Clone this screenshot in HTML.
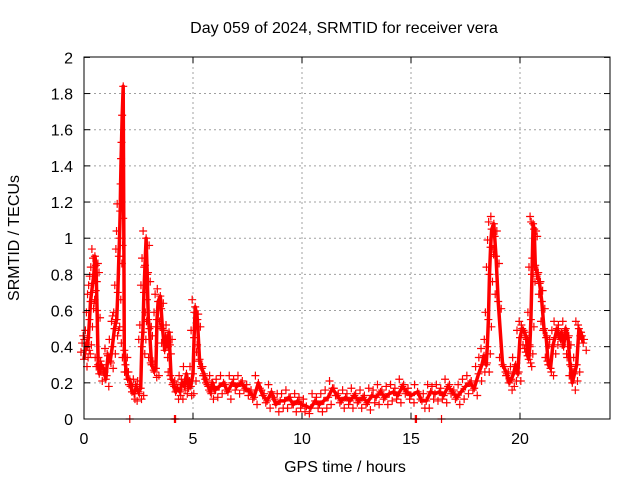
<!DOCTYPE html>
<html><head><meta charset="utf-8"><style>
body{margin:0;background:#fff;}
svg text{font-family:"Liberation Sans",sans-serif;font-size:16px;fill:#000;}
</style></head><body>
<svg id="chart" width="640" height="480">
<rect x="0" y="0" width="640" height="480" fill="#fff"/>
<g id="grid"></g>
<g id="marks"></g>
<rect x="84" y="57" width="526" height="362" fill="none" stroke="#000" stroke-width="1"/>
<g id="ticks"></g>
<text x="344" y="33" text-anchor="middle">Day 059 of 2024, SRMTID for receiver vera</text>
<text x="345" y="472" text-anchor="middle">GPS time / hours</text>
<text transform="translate(19,238) rotate(-90)" text-anchor="middle">SRMTID / TECUs</text>
</svg>
<script>
const xTicks=[0,5,10,15,20];
const yTicks=[0,0.2,0.4,0.6,0.8,1,1.2,1.4,1.6,1.8,2];
const yTickLabels=["0","0.2","0.4","0.6","0.8","1","1.2","1.4","1.6","1.8","2"];
const times=[0.0,0.05,0.1,0.15,0.2,0.25,0.3,0.35,0.4,0.45,0.5,0.55,0.6,0.65,0.7,0.8,0.9,1.0,1.1,1.2,1.3,1.4,1.45,1.5,1.55,1.6,1.63,1.66,1.68,1.7,1.72,1.75,1.8,1.85,1.9,2.0,2.1,2.2,2.3,2.4,2.5,2.6,2.65,2.7,2.75,2.8,2.85,2.9,2.95,3.0,3.1,3.2,3.3,3.35,3.4,3.5,3.6,3.7,3.8,3.85,3.9,4.0,4.1,4.2,4.3,4.4,4.5,4.6,4.7,4.8,4.9,5.0,5.05,5.1,5.2,5.3,5.4,5.5,5.6,5.7,5.8,5.9,6.0,6.2,6.4,6.6,6.8,7.0,7.2,7.4,7.6,7.8,8.0,8.2,8.4,8.6,8.8,9.0,9.2,9.4,9.6,9.8,10.0,10.2,10.4,10.6,10.8,11.0,11.2,11.4,11.6,11.8,12.0,12.2,12.4,12.6,12.8,13.0,13.2,13.4,13.6,13.8,14.0,14.2,14.4,14.6,14.8,15.0,15.3,15.5,15.7,15.9,16.1,16.3,16.5,16.7,16.9,17.1,17.3,17.5,17.7,17.9,18.1,18.25,18.35,18.45,18.5,18.55,18.6,18.65,18.7,18.8,18.9,19.0,19.2,19.4,19.5,19.6,19.7,19.8,19.9,20.0,20.1,20.2,20.3,20.35,20.4,20.45,20.5,20.55,20.6,20.65,20.7,20.8,20.9,21.0,21.1,21.2,21.3,21.4,21.5,21.6,21.7,21.8,21.9,22.0,22.1,22.2,22.3,22.4,22.5,22.6,22.7,22.8,22.9];
const values=[0.33,0.38,0.42,0.4,0.45,0.55,0.65,0.7,0.75,0.8,0.9,0.85,0.6,0.3,0.25,0.3,0.28,0.22,0.35,0.32,0.4,0.5,0.53,0.55,0.7,0.9,1.0,1.15,1.3,1.44,1.53,1.68,1.84,0.38,0.3,0.22,0.22,0.15,0.14,0.18,0.15,0.17,0.4,0.48,0.7,0.85,1.0,0.8,0.55,0.5,0.3,0.27,0.28,0.55,0.65,0.68,0.5,0.38,0.45,0.4,0.48,0.22,0.2,0.15,0.17,0.15,0.2,0.18,0.25,0.17,0.18,0.25,0.45,0.62,0.55,0.33,0.28,0.25,0.2,0.18,0.15,0.2,0.16,0.18,0.2,0.15,0.2,0.18,0.2,0.17,0.15,0.12,0.2,0.13,0.1,0.15,0.08,0.1,0.1,0.12,0.08,0.1,0.08,0.07,0.06,0.1,0.08,0.1,0.12,0.17,0.13,0.1,0.12,0.1,0.13,0.1,0.12,0.09,0.13,0.12,0.15,0.12,0.14,0.15,0.13,0.18,0.15,0.13,0.15,0.1,0.1,0.15,0.14,0.15,0.13,0.18,0.15,0.12,0.15,0.18,0.2,0.17,0.25,0.3,0.35,0.3,0.4,0.55,0.8,0.95,1.05,1.08,0.9,0.65,0.3,0.25,0.2,0.22,0.25,0.3,0.25,0.45,0.5,0.48,0.45,0.35,0.33,0.4,0.55,0.8,1.08,1.05,0.85,0.8,0.75,0.65,0.5,0.45,0.3,0.28,0.4,0.45,0.5,0.45,0.48,0.4,0.5,0.45,0.3,0.2,0.25,0.3,0.5,0.48,0.42,0.38,0.35,0.3,0.28];
const zeroTimes=[2.1,4.15,4.2,15.2,15.25,16.4];
const X0=84,PX=21.8,Y0=419,PY=180.8,SPREAD=0.04;
function xs(v){return X0+v*PX;}
function ys(v){return Y0-v*PY;}
const NS="http://www.w3.org/2000/svg";
const grid=document.getElementById('grid'),ticks=document.getElementById('ticks'),marks=document.getElementById('marks');
function mk(tag,attrs,parent){const e=document.createElementNS(NS,tag);for(const k in attrs)e.setAttribute(k,attrs[k]);parent.appendChild(e);return e;}
xTicks.forEach(t=>{
  const x=xs(t);
  if(t>0){const g=mk('line',{x1:x,x2:x,y1:57,y2:419,stroke:'#a0a0a0','stroke-dasharray':'2,3'},grid);
  
  }
  mk('line',{x1:x,x2:x,y1:419,y2:413,stroke:'#000'},ticks);
  mk('line',{x1:x,x2:x,y1:57,y2:63,stroke:'#000'},ticks);
  const tx=mk('text',{x:x,y:444,'text-anchor':'middle'},ticks);tx.textContent=t;
  
  
});
yTicks.forEach((t,i)=>{
  const y=ys(t);
  if(i>0&&i<yTicks.length-1){const g=mk('line',{x1:84,x2:610,y1:y,y2:y,stroke:'#a0a0a0','stroke-dasharray':'2,3'},grid);
  
  }
  mk('line',{x1:84,x2:90,y1:y,y2:y,stroke:'#000'},ticks);
  mk('line',{x1:604,x2:610,y1:y,y2:y,stroke:'#000'},ticks);
  const tx=mk('text',{x:73,y:y+6,'text-anchor':'end'},ticks);tx.textContent=yTickLabels[i];
  
  
});
let d='';times.forEach((t,i)=>{d+=(i?'L':'M')+xs(t).toFixed(1)+','+ys(values[i]).toFixed(1);});
const band=mk('path',{d:d,fill:'none',stroke:'#ff0000','stroke-width':3.5,'stroke-linejoin':'round'},marks);


function plus(x,y){
  const p=mk('path',{d:`M${x-4},${y}h8M${x},${y-4}v8`,stroke:'#ff0000','stroke-width':1.2},marks);
  
  
}
times.forEach((t,i)=>{
  const v=values[i];
  plus(xs(t),ys(v));
  if(v>SPREAD*1.5&&v<1.2){plus(xs(t)+3,ys(v-SPREAD));plus(xs(t)-3,ys(v+SPREAD));}
});
zeroTimes.forEach(t=>plus(xs(t),ys(0)));
</script>
</body></html>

Stated problem | Transcribe the full listing above exactly, with the images removed.

Expected output |
Clone this screenshot in HTML.
<!DOCTYPE html>
<html><head><meta charset="utf-8"><style>
body{margin:0;background:#fff;}
svg text{font-family:"Liberation Sans",sans-serif;font-size:16px;fill:#000;}
</style></head><body>
<svg id="chart" width="640" height="480">
<rect x="0" y="0" width="640" height="480" fill="#fff"/>
<g id="grid"></g>
<g id="marks"></g>
<rect x="84" y="57" width="526" height="362" fill="none" stroke="#000" stroke-width="1"/>
<g id="ticks"></g>
<text x="344" y="33" text-anchor="middle">Day 059 of 2024, SRMTID for receiver vera</text>
<text x="345" y="472" text-anchor="middle">GPS time / hours</text>
<text transform="translate(19,238) rotate(-90)" text-anchor="middle">SRMTID / TECUs</text>
</svg>
<script>
const xTicks=[0,5,10,15,20];
const yTicks=[0,0.2,0.4,0.6,0.8,1,1.2,1.4,1.6,1.8,2];
const yTickLabels=["0","0.2","0.4","0.6","0.8","1","1.2","1.4","1.6","1.8","2"];
const times=[0.0,0.05,0.1,0.15,0.2,0.25,0.3,0.35,0.4,0.45,0.5,0.55,0.6,0.65,0.7,0.8,0.9,1.0,1.1,1.2,1.3,1.4,1.45,1.5,1.55,1.6,1.63,1.66,1.68,1.7,1.72,1.75,1.8,1.85,1.9,2.0,2.1,2.2,2.3,2.4,2.5,2.6,2.65,2.7,2.75,2.8,2.85,2.9,2.95,3.0,3.1,3.2,3.3,3.35,3.4,3.5,3.6,3.7,3.8,3.85,3.9,4.0,4.1,4.2,4.3,4.4,4.5,4.6,4.7,4.8,4.9,5.0,5.05,5.1,5.2,5.3,5.4,5.5,5.6,5.7,5.8,5.9,6.0,6.2,6.4,6.6,6.8,7.0,7.2,7.4,7.6,7.8,8.0,8.2,8.4,8.6,8.8,9.0,9.2,9.4,9.6,9.8,10.0,10.2,10.4,10.6,10.8,11.0,11.2,11.4,11.6,11.8,12.0,12.2,12.4,12.6,12.8,13.0,13.2,13.4,13.6,13.8,14.0,14.2,14.4,14.6,14.8,15.0,15.3,15.5,15.7,15.9,16.1,16.3,16.5,16.7,16.9,17.1,17.3,17.5,17.7,17.9,18.1,18.25,18.35,18.45,18.5,18.55,18.6,18.65,18.7,18.8,18.9,19.0,19.2,19.4,19.5,19.6,19.7,19.8,19.9,20.0,20.1,20.2,20.3,20.35,20.4,20.45,20.5,20.55,20.6,20.65,20.7,20.8,20.9,21.0,21.1,21.2,21.3,21.4,21.5,21.6,21.7,21.8,21.9,22.0,22.1,22.2,22.3,22.4,22.5,22.6,22.7,22.8,22.9];
const values=[0.33,0.38,0.42,0.4,0.45,0.55,0.65,0.7,0.75,0.8,0.9,0.85,0.6,0.3,0.25,0.3,0.28,0.22,0.35,0.32,0.4,0.5,0.53,0.55,0.7,0.9,1.0,1.15,1.3,1.44,1.53,1.68,1.84,0.38,0.3,0.22,0.22,0.15,0.14,0.18,0.15,0.17,0.4,0.48,0.7,0.85,1.0,0.8,0.55,0.5,0.3,0.27,0.28,0.55,0.65,0.68,0.5,0.38,0.45,0.4,0.48,0.22,0.2,0.15,0.17,0.15,0.2,0.18,0.25,0.17,0.18,0.25,0.45,0.62,0.55,0.33,0.28,0.25,0.2,0.18,0.15,0.2,0.16,0.18,0.2,0.15,0.2,0.18,0.2,0.17,0.15,0.12,0.2,0.13,0.1,0.15,0.08,0.1,0.1,0.12,0.08,0.1,0.08,0.07,0.06,0.1,0.08,0.1,0.12,0.17,0.13,0.1,0.12,0.1,0.13,0.1,0.12,0.09,0.13,0.12,0.15,0.12,0.14,0.15,0.13,0.18,0.15,0.13,0.15,0.1,0.1,0.15,0.14,0.15,0.13,0.18,0.15,0.12,0.15,0.18,0.2,0.17,0.25,0.3,0.35,0.3,0.4,0.55,0.8,0.95,1.05,1.08,0.9,0.65,0.3,0.25,0.2,0.22,0.25,0.3,0.25,0.45,0.5,0.48,0.45,0.35,0.33,0.4,0.55,0.8,1.08,1.05,0.85,0.8,0.75,0.65,0.5,0.45,0.3,0.28,0.4,0.45,0.5,0.45,0.48,0.4,0.5,0.45,0.3,0.2,0.25,0.3,0.5,0.48,0.42,0.38,0.35,0.3,0.28];
const zeroTimes=[2.1,4.15,4.2,15.2,15.25,16.4];
const X0=84,PX=21.8,Y0=419,PY=180.8,SPREAD=0.04;
function xs(v){return X0+v*PX;}
function ys(v){return Y0-v*PY;}
const NS="http://www.w3.org/2000/svg";
const grid=document.getElementById('grid'),ticks=document.getElementById('ticks'),marks=document.getElementById('marks');
function mk(tag,attrs,parent){const e=document.createElementNS(NS,tag);for(const k in attrs)e.setAttribute(k,attrs[k]);parent.appendChild(e);return e;}
xTicks.forEach(t=>{
  const x=xs(t);
  if(t>0){const g=mk('line',{x1:x,x2:x,y1:57,y2:419,stroke:'#a0a0a0','stroke-dasharray':'2,3'},grid);
  
  }
  mk('line',{x1:x,x2:x,y1:419,y2:413,stroke:'#000'},ticks);
  mk('line',{x1:x,x2:x,y1:57,y2:63,stroke:'#000'},ticks);
  const tx=mk('text',{x:x,y:444,'text-anchor':'middle'},ticks);tx.textContent=t;
  
  
});
yTicks.forEach((t,i)=>{
  const y=ys(t);
  if(i>0&&i<yTicks.length-1){const g=mk('line',{x1:84,x2:610,y1:y,y2:y,stroke:'#a0a0a0','stroke-dasharray':'2,3'},grid);
  
  }
  mk('line',{x1:84,x2:90,y1:y,y2:y,stroke:'#000'},ticks);
  mk('line',{x1:604,x2:610,y1:y,y2:y,stroke:'#000'},ticks);
  const tx=mk('text',{x:73,y:y+6,'text-anchor':'end'},ticks);tx.textContent=yTickLabels[i];
  
  
});
let d='';times.forEach((t,i)=>{d+=(i?'L':'M')+xs(t).toFixed(1)+','+ys(values[i]).toFixed(1);});
const band=mk('path',{d:d,fill:'none',stroke:'#ff0000','stroke-width':3.5,'stroke-linejoin':'round'},marks);


function plus(x,y){
  const p=mk('path',{d:`M${x-4},${y}h8M${x},${y-4}v8`,stroke:'#ff0000','stroke-width':1.2},marks);
  
  
}
times.forEach((t,i)=>{
  const v=values[i];
  plus(xs(t),ys(v));
  if(v>SPREAD*1.5&&v<1.2){plus(xs(t)+3,ys(v-SPREAD));plus(xs(t)-3,ys(v+SPREAD));}
});
zeroTimes.forEach(t=>plus(xs(t),ys(0)));
</script>
</body></html>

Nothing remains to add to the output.